Monday, November 3, 2008

CHGS compared to FD & Property

CHGS investment is meant for risk adverse investors who wish to have regular yearly income with higher interest than FD/Amanah saham, while at the same time grow their initial capital every year to hedge against inflation with capital protection. It is similar to property investment except that the rental income is guaranteed every year & you don't have to look for tenant or pay land tax, mantenence, agent fees etc.

Comparison for RM320k investment over 23 years

1) CHGS investment
(8%)year 1 to year 3 - RM25,600pa / RM2,133pm
year 4 onwards - RM38,400pa / RM3,200pm (at conservative 12% average)
Capital growth At maturity -
1) RM1,1-1.5 million +/- 400% (from sale of land),
2) RM1.9-2.3 million +/- 600-800%(including dividens)

2) FD at 3.75%
year1-23 - RM12,000pa / RM1000pm
Capital At maturity -
1)RM320k (original investment) ie. 0% capital growth
2) RM596k ie. 186% including dividens

3) Property (single story house in PJ)
Average rental - RM15,000pa (not guaranteed, depends on tenant availability) / RM1250pm (4.7%)
not including real estate agent fee, land tax, maintenance, legal fees etc)
Capital at maturity -1) RM1.1-1.5mil After 20+ years sale - +/- 400% return
not including real estate agent fee, legal fees, property gains tax etc
2) RM1.7-2.2 mil +/- 500-800% (incl dividens)

* all 3 comparisons does not take compounding into consideration. Returns will be higher for all 3 if compounding is used ie. money is re-invested.

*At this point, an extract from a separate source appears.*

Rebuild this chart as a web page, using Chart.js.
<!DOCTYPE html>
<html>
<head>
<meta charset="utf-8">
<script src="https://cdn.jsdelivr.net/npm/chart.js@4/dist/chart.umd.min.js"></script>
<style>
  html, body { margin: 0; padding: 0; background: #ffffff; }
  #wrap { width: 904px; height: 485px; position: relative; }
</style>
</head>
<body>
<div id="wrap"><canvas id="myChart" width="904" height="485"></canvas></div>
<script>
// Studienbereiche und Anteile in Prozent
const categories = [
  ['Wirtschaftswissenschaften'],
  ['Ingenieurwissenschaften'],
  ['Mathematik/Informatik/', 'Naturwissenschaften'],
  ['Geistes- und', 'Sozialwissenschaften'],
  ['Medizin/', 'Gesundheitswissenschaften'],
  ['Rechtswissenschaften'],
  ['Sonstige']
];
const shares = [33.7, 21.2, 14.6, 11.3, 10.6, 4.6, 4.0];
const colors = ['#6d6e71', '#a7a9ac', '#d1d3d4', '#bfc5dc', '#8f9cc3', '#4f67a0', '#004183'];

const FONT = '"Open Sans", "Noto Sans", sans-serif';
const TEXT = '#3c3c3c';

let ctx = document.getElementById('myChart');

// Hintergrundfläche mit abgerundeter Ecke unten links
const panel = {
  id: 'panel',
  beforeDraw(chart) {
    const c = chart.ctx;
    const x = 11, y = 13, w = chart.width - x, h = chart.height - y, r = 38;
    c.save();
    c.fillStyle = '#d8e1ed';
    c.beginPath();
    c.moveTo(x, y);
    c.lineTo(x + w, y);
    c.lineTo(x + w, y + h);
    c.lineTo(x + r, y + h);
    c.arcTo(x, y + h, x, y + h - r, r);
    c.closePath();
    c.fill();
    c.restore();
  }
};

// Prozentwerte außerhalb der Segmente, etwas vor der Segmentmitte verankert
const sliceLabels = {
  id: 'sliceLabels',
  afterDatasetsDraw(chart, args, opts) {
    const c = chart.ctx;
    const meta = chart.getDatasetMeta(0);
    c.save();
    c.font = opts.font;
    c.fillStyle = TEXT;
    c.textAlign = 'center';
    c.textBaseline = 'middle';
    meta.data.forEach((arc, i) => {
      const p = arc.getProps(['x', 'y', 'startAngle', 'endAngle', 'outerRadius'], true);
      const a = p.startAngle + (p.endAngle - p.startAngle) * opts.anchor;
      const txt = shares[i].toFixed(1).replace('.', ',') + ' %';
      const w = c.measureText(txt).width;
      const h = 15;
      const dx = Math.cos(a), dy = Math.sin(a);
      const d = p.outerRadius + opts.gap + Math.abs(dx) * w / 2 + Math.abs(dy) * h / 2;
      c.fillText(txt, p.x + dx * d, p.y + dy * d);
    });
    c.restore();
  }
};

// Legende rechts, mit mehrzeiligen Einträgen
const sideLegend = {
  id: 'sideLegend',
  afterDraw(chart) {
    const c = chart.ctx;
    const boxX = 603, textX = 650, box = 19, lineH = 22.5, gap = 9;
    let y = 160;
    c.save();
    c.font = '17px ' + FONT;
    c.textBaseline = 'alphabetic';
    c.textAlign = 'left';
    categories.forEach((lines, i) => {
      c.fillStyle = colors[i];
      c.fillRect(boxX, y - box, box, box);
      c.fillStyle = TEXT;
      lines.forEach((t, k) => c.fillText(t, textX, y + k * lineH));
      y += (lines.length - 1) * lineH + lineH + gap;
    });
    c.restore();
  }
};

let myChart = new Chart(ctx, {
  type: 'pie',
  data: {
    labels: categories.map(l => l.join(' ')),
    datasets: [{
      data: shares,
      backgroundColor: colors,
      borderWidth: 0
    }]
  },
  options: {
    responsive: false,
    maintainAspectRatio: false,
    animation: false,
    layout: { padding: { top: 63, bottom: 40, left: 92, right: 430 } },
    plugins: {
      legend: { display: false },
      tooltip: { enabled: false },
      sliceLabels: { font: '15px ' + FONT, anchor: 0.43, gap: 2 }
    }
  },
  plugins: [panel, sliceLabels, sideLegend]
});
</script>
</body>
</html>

How can I use my CHGS income?

Since the returns are guaranteed payable every year, it can be used as an addition to regular retirement income, children's education, holiday income or even pay for your yearly commitments ie. insurance premium, car/house loans. When you use your dividens as part of your passive income, it does not eat into your actual capital while it keeps growing every year from land appreciation.So in terms of portfolio spread, CHGS will fall into the area of your FD/AmanahSaham/Insurance spread, while you may have another portion for other speculative investments (shares, currency, unit trust, real commodity trading).